The hedge funds' net long position in crude is the smallest since the end of February when Brent was trading around $33 and WTI at $32 per barrel.

In gasoline futures and options, hedge fund managers have actually established a net short position of 5 million barrels (http://tmsnrt.rs/2aFLknI).

Hedge fund net short positions in gasoline are exceptionally rare and this is the largest recorded net short since the current data series began in 2006.

PRICE DYNAMICS

Hedge funds have embarked on the fourth major short-selling cycle in crude oil futures and options since the start of 2015 (http://tmsnrt.rs/2aFL5ZH).

The number of hedge funds with short positions in the NYMEX WTI contract above the reporting threshold of 350,000 barrels has increased from 40 to 63 since May 31.

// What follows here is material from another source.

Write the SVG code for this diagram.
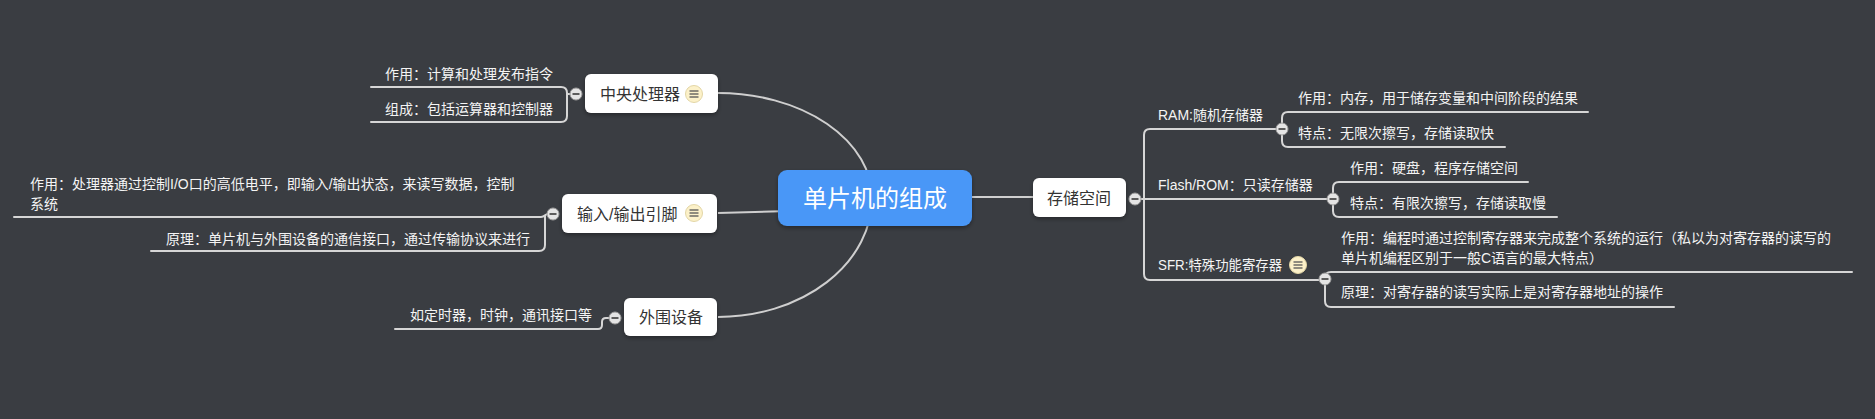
<svg xmlns="http://www.w3.org/2000/svg" width="1875" height="419" viewBox="0 0 1875 419">
<defs>
<style>
.bg{fill:#3a3d42}
.ln{fill:none;stroke:#d6d6d6;stroke-width:2;stroke-linecap:round}
.main{fill:none;stroke:#cfcfcf;stroke-width:2}
.node{fill:#ffffff}
.nt{font-family:"Liberation Sans","Noto Sans CJK SC",sans-serif;font-size:16px;fill:#333333}
.st{font-family:"Liberation Sans","Noto Sans CJK SC",sans-serif;font-size:14px;fill:#f4f4f4}
.ct{font-family:"Liberation Sans","Noto Sans CJK SC",sans-serif;font-size:24px;fill:#ffffff}
.cc{fill:#e4e4e4;stroke:#9c9c9c;stroke-width:1}
.mn{stroke:#5c5c5c;stroke-width:2}
.ni{fill:#fcf1c9;stroke:#e3d6a6;stroke-width:1}
.nl{stroke:#555555;stroke-width:1.3}
</style>
<filter id="sh" x="-20%" y="-30%" width="140%" height="170%">
<feDropShadow dx="0" dy="2" stdDeviation="2" flood-color="#000" flood-opacity="0.35"/>
</filter>
<g id="collapse"><circle class="cc" r="6"/><line class="mn" x1="-3.5" y1="0" x2="3.5" y2="0"/></g>
<g id="note"><circle class="ni" r="8.5"/><line class="nl" x1="-4.5" y1="-3" x2="4.5" y2="-3"/><line class="nl" x1="-4.5" y1="0" x2="4.5" y2="0"/><line class="nl" x1="-4.5" y1="3" x2="4.5" y2="3"/></g>
</defs>
<rect class="bg" x="0" y="0" width="1875" height="419"/>

<g id="connectors">
<path class="main" d="M718,93 A154,105 0 0 1 872,198"/>
<path class="main" d="M718,317 A154,119 0 0 0 872,198"/>
<path class="main" d="M718,213 L790,211"/>
<path class="main" d="M960,197 H1033"/>
<path class="ln" d="M576,94 H567 V93 Q567,87 561,87 H371"/>
<path class="ln" d="M567,94 V116 Q567,122 561,122 H371"/>
<path class="ln" d="M553,214 H548 C545,214 545,217 541,217 H14"/>
<path class="ln" d="M545,216 V245 Q545,251 539,251 H151"/>
<path class="ln" d="M615,318 H606 Q602,318 602,322 V325 Q602,329 598,329 H395"/>
<path class="ln" d="M1135,199 H1144 V135 Q1144,129 1150,129 H1282"/>
<path class="ln" d="M1144,199 V274 Q1144,280 1150,280 H1325"/>
<path class="ln" d="M1144,199 H1333"/>
<path class="ln" d="M1282,129 V118 Q1282,112 1288,112 H1588"/>
<path class="ln" d="M1282,129 V141 Q1282,147 1288,147 H1505"/>
<path class="ln" d="M1333,199 V188 Q1333,182 1339,182 H1528"/>
<path class="ln" d="M1333,199 V211 Q1333,217 1339,217 H1557"/>
<path class="ln" d="M1325,279 V278 Q1325,272 1331,272 H1852"/>
<path class="ln" d="M1325,279 V301 Q1325,307 1331,307 H1674"/>
</g>

<g id="node-center">
<rect x="778" y="170" width="194" height="56" rx="9" fill="#4897f7" filter="url(#sh)"/>
<text class="ct" x="875" y="207" text-anchor="middle">单片机的组成</text>
</g>

<g id="node-cpu">
<rect class="node" x="585" y="74" width="133" height="39" rx="6" filter="url(#sh)"/>
<text class="nt" x="600" y="99.5">中央处理器</text>
<use href="#note" x="694" y="94"/>
<use href="#collapse" x="576" y="94"/>
</g>
<g id="node-cpu-1"><text class="st" x="385" y="79">作用：计算和处理发布指令</text></g>
<g id="node-cpu-2"><text class="st" x="385" y="114">组成：包括运算器和控制器</text></g>

<g id="node-io">
<rect class="node" x="562" y="194" width="155" height="39" rx="6" filter="url(#sh)"/>
<text class="nt" x="577" y="219.5">输入/输出引脚</text>
<use href="#note" x="694" y="213"/>
<use href="#collapse" x="553" y="214"/>
</g>
<g id="node-io-1"><text class="st" x="30" y="189">作用：处理器通过控制I/O口的高低电平，即输入/输出状态，来读写数据，控制</text><text class="st" x="30" y="209">系统</text></g>
<g id="node-io-2"><text class="st" x="166" y="244">原理：单片机与外围设备的通信接口，通过传输协议来进行</text></g>

<g id="node-periph">
<rect class="node" x="624" y="298" width="93" height="38" rx="6" filter="url(#sh)"/>
<text class="nt" x="639" y="323">外围设备</text>
<use href="#collapse" x="615" y="318"/>
</g>
<g id="node-periph-1"><text class="st" x="410" y="320">如定时器，时钟，通讯接口等</text></g>

<g id="node-storage">
<rect class="node" x="1033" y="178" width="93" height="39" rx="6" filter="url(#sh)"/>
<text class="nt" x="1047" y="203.5">存储空间</text>
<use href="#collapse" x="1135" y="199"/>
</g>

<g id="node-ram">
<text class="st" x="1158" y="120">RAM:随机存储器</text>
<use href="#collapse" x="1282" y="129"/>
</g>
<g id="node-ram-1"><text class="st" x="1298" y="103">作用：内存，用于储存变量和中间阶段的结果</text></g>
<g id="node-ram-2"><text class="st" x="1298" y="138">特点：无限次擦写，存储读取快</text></g>

<g id="node-flash">
<text class="st" x="1158" y="190">Flash/ROM：只读存储器</text>
<use href="#collapse" x="1333" y="199"/>
</g>
<g id="node-flash-1"><text class="st" x="1350" y="173">作用：硬盘，程序存储空间</text></g>
<g id="node-flash-2"><text class="st" x="1350" y="208">特点：有限次擦写，存储读取慢</text></g>

<g id="node-sfr">
<text class="st" x="1158" y="270" textLength="124" lengthAdjust="spacingAndGlyphs">SFR:特殊功能寄存器</text>
<use href="#note" x="1298" y="265"/>
<use href="#collapse" x="1325" y="279"/>
</g>
<g id="node-sfr-1"><text class="st" x="1341" y="243">作用：编程时通过控制寄存器来完成整个系统的运行（私以为对寄存器的读写的</text><text class="st" x="1341" y="263">单片机编程区别于一般C语言的最大特点）</text></g>
<g id="node-sfr-2"><text class="st" x="1341" y="297">原理：对寄存器的读写实际上是对寄存器地址的操作</text></g>
</svg>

The average short position of those hedge funds has more than doubled from 1.33 million barrels to 2.86 million, according to data from the U.S. Commodity Futures Trading Commission.

In this latest wave, the short selling of crude has been accompanied by shorting of gasoline futures and options as well.

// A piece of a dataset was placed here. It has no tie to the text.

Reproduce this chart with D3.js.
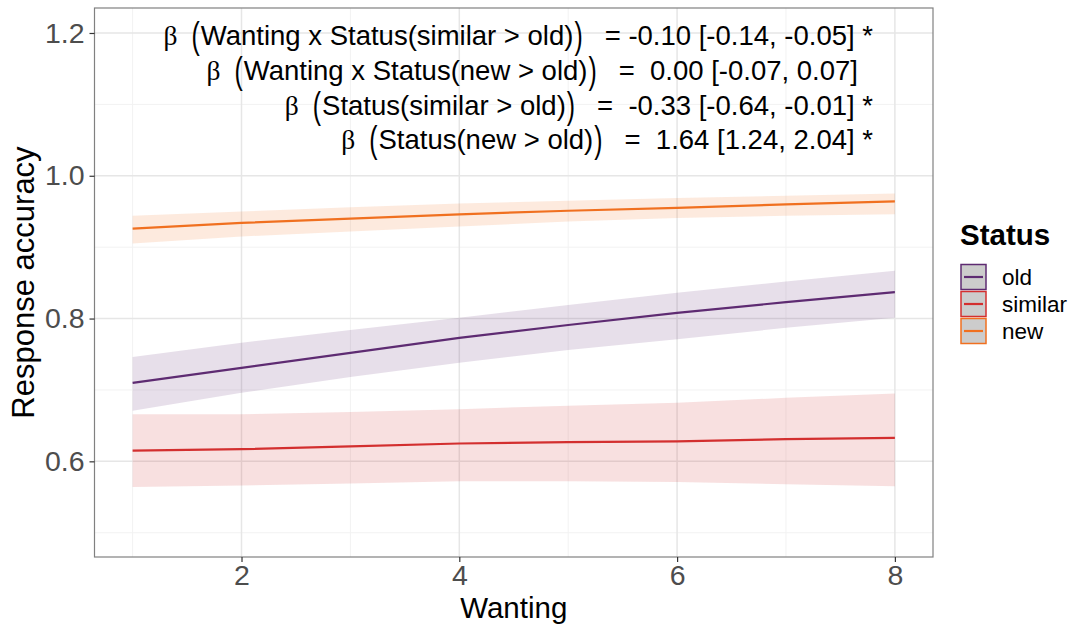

The number of hedge funds with short positions in NYMEX gasoline blendstock futures and options over the reporting threshold of 150,000 barrels has increased from 25 to 42.

The average short position in NYMEX gasoline has fallen slightly from 1.07 million to 0.91 million barrels but not enough to offset the big increase in the number of hedge fund shorts.

In the current short-selling cycle, crude prices have generally fallen less than during previous cycles, especially the wave of short-selling that started in October 2015 and saw oil prices tumble below $30 at the start of 2016.

Unlike previous waves of short selling, this one has seen much more diversity of views among hedge funds and other money managers about the outlook.

Many hedge funds with long positions have held on to them, even as prices have tumbled by around $10 per barrel, around 20 percent.

Hedge funds still hold 700 million barrels of long positions in Brent and WTI, down from 743 million at the end of May, and a recent peak of 790 million in April, but up from 554 million barrels a year ago.

CROSS CURRENTS

The short-term outlook for crude and gasoline prices is now dominated by four cross-cutting influences which will create uncertainty and volatility:

(1) It will take some time for refiners to clear the build up of gasoline inventories and may require them to process less crude, which will add to the excess of crude in the physical market and intensify downward pressure on oil prices.

(2) Hedge funds have established large short positions in crude of 300 million barrels, but past experience suggests the maximum short position could be at least 390 million, indicating there is more scope for short-selling to push prices lower.

(3) More bullish hedge funds have clung on to a large number of long positions, some of which at least could be liquidated if the losses become too great, which would again add to downward pressure on prices.

(4) But the concentration of hedge fund short positions in crude and gasoline has raised the risk of a short-covering rally and partial price reversal if some fund managers decide the time has come to take profits.

The ebb and flow of hedge fund positions and oil prices has shown a high degree of cyclicality for the last 18 months ("Hedge funds turn cautious on crude just as Goldman gets less bearish," Reuters, May 16 ).

The build up of hedge fund long positions between January and May coincided with rising oil prices but eventually presaged the rally's demise ("Risks rise as hedge funds place record bet on oil," Reuters, May 3 ).

The rapid accumulation of hedge fund short positions since the end of May has accompanied a sharp price drop but could also herald a partial rebound.

In the very short term, bearish factors may predominate, which could help push both crude and gasoline prices lower.

But hedge funds are becoming very extended on the short side of the market which suggests reversal risk is increasing.